* Stored data:
◆ ◆ ◆ ◆

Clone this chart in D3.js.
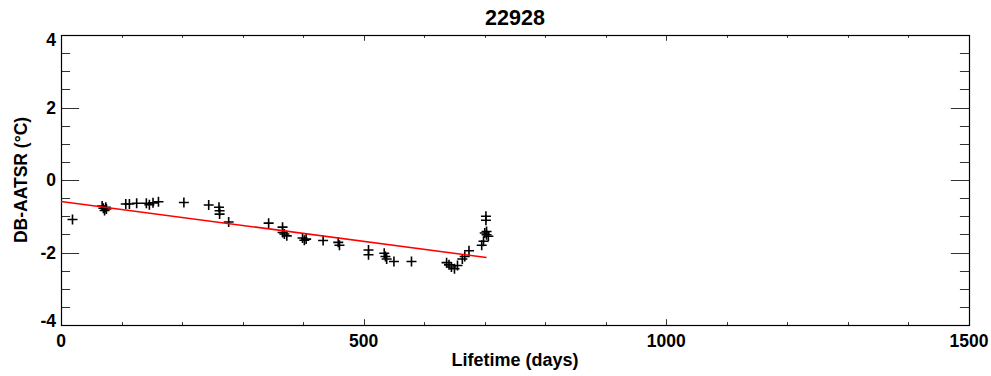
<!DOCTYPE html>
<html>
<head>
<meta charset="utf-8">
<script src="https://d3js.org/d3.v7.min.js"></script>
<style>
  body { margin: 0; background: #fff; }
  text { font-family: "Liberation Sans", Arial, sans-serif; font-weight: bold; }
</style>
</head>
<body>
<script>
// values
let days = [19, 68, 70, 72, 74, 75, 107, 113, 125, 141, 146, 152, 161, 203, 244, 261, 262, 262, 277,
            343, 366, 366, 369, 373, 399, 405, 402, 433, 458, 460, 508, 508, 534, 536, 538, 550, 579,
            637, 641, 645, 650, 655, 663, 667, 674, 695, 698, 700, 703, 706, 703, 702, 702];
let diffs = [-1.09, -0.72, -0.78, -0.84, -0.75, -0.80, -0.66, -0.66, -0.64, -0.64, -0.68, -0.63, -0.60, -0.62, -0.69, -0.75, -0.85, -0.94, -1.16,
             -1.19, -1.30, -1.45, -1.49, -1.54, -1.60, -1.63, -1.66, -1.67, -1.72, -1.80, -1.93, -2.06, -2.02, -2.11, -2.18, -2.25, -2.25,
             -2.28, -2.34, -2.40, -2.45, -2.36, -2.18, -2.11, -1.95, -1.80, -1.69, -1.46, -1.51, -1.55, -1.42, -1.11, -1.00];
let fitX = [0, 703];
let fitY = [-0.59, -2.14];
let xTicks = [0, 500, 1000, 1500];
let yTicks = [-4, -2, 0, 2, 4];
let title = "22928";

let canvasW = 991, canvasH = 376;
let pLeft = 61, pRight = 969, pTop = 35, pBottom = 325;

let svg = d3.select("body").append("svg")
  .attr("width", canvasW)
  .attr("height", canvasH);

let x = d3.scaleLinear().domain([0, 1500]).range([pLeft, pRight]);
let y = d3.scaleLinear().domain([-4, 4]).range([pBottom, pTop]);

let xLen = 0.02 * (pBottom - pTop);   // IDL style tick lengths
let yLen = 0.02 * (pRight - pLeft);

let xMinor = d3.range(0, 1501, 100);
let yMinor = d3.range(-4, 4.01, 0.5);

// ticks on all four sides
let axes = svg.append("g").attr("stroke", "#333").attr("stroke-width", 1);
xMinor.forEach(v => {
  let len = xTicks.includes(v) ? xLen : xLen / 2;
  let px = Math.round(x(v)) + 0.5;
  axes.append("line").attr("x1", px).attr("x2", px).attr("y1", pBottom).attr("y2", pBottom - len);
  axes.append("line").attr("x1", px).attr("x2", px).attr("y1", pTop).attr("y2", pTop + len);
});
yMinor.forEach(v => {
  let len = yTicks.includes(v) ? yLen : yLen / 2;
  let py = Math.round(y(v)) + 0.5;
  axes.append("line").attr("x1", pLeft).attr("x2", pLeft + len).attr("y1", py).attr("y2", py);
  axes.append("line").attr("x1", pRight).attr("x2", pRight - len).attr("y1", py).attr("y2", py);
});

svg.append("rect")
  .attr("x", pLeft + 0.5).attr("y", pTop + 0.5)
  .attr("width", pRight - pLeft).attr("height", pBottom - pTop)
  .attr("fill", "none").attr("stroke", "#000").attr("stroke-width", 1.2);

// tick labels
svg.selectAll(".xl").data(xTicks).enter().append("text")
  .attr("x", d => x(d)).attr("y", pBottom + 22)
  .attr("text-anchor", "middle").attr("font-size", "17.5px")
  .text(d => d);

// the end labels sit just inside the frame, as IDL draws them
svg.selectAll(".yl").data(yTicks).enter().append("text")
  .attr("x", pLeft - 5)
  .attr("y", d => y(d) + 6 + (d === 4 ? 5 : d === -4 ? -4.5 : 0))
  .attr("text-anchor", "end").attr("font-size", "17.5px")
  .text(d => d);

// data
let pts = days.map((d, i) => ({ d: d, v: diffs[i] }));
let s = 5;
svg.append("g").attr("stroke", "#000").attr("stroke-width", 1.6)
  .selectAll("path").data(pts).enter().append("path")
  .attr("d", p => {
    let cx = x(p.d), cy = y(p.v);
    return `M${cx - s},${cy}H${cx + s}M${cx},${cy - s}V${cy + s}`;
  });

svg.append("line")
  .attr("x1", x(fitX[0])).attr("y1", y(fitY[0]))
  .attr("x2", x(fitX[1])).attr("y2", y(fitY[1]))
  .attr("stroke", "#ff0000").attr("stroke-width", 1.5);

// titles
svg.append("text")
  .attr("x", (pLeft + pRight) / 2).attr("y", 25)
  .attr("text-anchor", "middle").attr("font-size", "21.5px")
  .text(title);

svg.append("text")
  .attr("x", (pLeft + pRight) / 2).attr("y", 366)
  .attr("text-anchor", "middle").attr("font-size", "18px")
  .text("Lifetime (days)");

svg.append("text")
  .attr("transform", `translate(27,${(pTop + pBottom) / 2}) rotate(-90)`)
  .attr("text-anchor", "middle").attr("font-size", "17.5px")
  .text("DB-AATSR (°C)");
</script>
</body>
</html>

◆ ◆ ◆ ◆

* Exercise task:
Set every line down exactly as written, leaving each picture out.

* Solution below:
Clone this chart in D3.js.
<!DOCTYPE html>
<html>
<head>
<meta charset="utf-8">
<script src="https://d3js.org/d3.v7.min.js"></script>
<style>
  body { margin: 0; background: #fff; }
  text { font-family: "Liberation Sans", Arial, sans-serif; font-weight: bold; }
</style>
</head>
<body>
<script>
// values
let days = [19, 68, 70, 72, 74, 75, 107, 113, 125, 141, 146, 152, 161, 203, 244, 261, 262, 262, 277,
            343, 366, 366, 369, 373, 399, 405, 402, 433, 458, 460, 508, 508, 534, 536, 538, 550, 579,
            637, 641, 645, 650, 655, 663, 667, 674, 695, 698, 700, 703, 706, 703, 702, 702];
let diffs = [-1.09, -0.72, -0.78, -0.84, -0.75, -0.80, -0.66, -0.66, -0.64, -0.64, -0.68, -0.63, -0.60, -0.62, -0.69, -0.75, -0.85, -0.94, -1.16,
             -1.19, -1.30, -1.45, -1.49, -1.54, -1.60, -1.63, -1.66, -1.67, -1.72, -1.80, -1.93, -2.06, -2.02, -2.11, -2.18, -2.25, -2.25,
             -2.28, -2.34, -2.40, -2.45, -2.36, -2.18, -2.11, -1.95, -1.80, -1.69, -1.46, -1.51, -1.55, -1.42, -1.11, -1.00];
let fitX = [0, 703];
let fitY = [-0.59, -2.14];
let xTicks = [0, 500, 1000, 1500];
let yTicks = [-4, -2, 0, 2, 4];
let title = "22928";

let canvasW = 991, canvasH = 376;
let pLeft = 61, pRight = 969, pTop = 35, pBottom = 325;

let svg = d3.select("body").append("svg")
  .attr("width", canvasW)
  .attr("height", canvasH);

let x = d3.scaleLinear().domain([0, 1500]).range([pLeft, pRight]);
let y = d3.scaleLinear().domain([-4, 4]).range([pBottom, pTop]);

let xLen = 0.02 * (pBottom - pTop);   // IDL style tick lengths
let yLen = 0.02 * (pRight - pLeft);

let xMinor = d3.range(0, 1501, 100);
let yMinor = d3.range(-4, 4.01, 0.5);

// ticks on all four sides
let axes = svg.append("g").attr("stroke", "#333").attr("stroke-width", 1);
xMinor.forEach(v => {
  let len = xTicks.includes(v) ? xLen : xLen / 2;
  let px = Math.round(x(v)) + 0.5;
  axes.append("line").attr("x1", px).attr("x2", px).attr("y1", pBottom).attr("y2", pBottom - len);
  axes.append("line").attr("x1", px).attr("x2", px).attr("y1", pTop).attr("y2", pTop + len);
});
yMinor.forEach(v => {
  let len = yTicks.includes(v) ? yLen : yLen / 2;
  let py = Math.round(y(v)) + 0.5;
  axes.append("line").attr("x1", pLeft).attr("x2", pLeft + len).attr("y1", py).attr("y2", py);
  axes.append("line").attr("x1", pRight).attr("x2", pRight - len).attr("y1", py).attr("y2", py);
});

svg.append("rect")
  .attr("x", pLeft + 0.5).attr("y", pTop + 0.5)
  .attr("width", pRight - pLeft).attr("height", pBottom - pTop)
  .attr("fill", "none").attr("stroke", "#000").attr("stroke-width", 1.2);

// tick labels
svg.selectAll(".xl").data(xTicks).enter().append("text")
  .attr("x", d => x(d)).attr("y", pBottom + 22)
  .attr("text-anchor", "middle").attr("font-size", "17.5px")
  .text(d => d);

// the end labels sit just inside the frame, as IDL draws them
svg.selectAll(".yl").data(yTicks).enter().append("text")
  .attr("x", pLeft - 5)
  .attr("y", d => y(d) + 6 + (d === 4 ? 5 : d === -4 ? -4.5 : 0))
  .attr("text-anchor", "end").attr("font-size", "17.5px")
  .text(d => d);

// data
let pts = days.map((d, i) => ({ d: d, v: diffs[i] }));
let s = 5;
svg.append("g").attr("stroke", "#000").attr("stroke-width", 1.6)
  .selectAll("path").data(pts).enter().append("path")
  .attr("d", p => {
    let cx = x(p.d), cy = y(p.v);
    return `M${cx - s},${cy}H${cx + s}M${cx},${cy - s}V${cy + s}`;
  });

svg.append("line")
  .attr("x1", x(fitX[0])).attr("y1", y(fitY[0]))
  .attr("x2", x(fitX[1])).attr("y2", y(fitY[1]))
  .attr("stroke", "#ff0000").attr("stroke-width", 1.5);

// titles
svg.append("text")
  .attr("x", (pLeft + pRight) / 2).attr("y", 25)
  .attr("text-anchor", "middle").attr("font-size", "21.5px")
  .text(title);

svg.append("text")
  .attr("x", (pLeft + pRight) / 2).attr("y", 366)
  .attr("text-anchor", "middle").attr("font-size", "18px")
  .text("Lifetime (days)");

svg.append("text")
  .attr("transform", `translate(27,${(pTop + pBottom) / 2}) rotate(-90)`)
  .attr("text-anchor", "middle").attr("font-size", "17.5px")
  .text("DB-AATSR (°C)");
</script>
</body>
</html>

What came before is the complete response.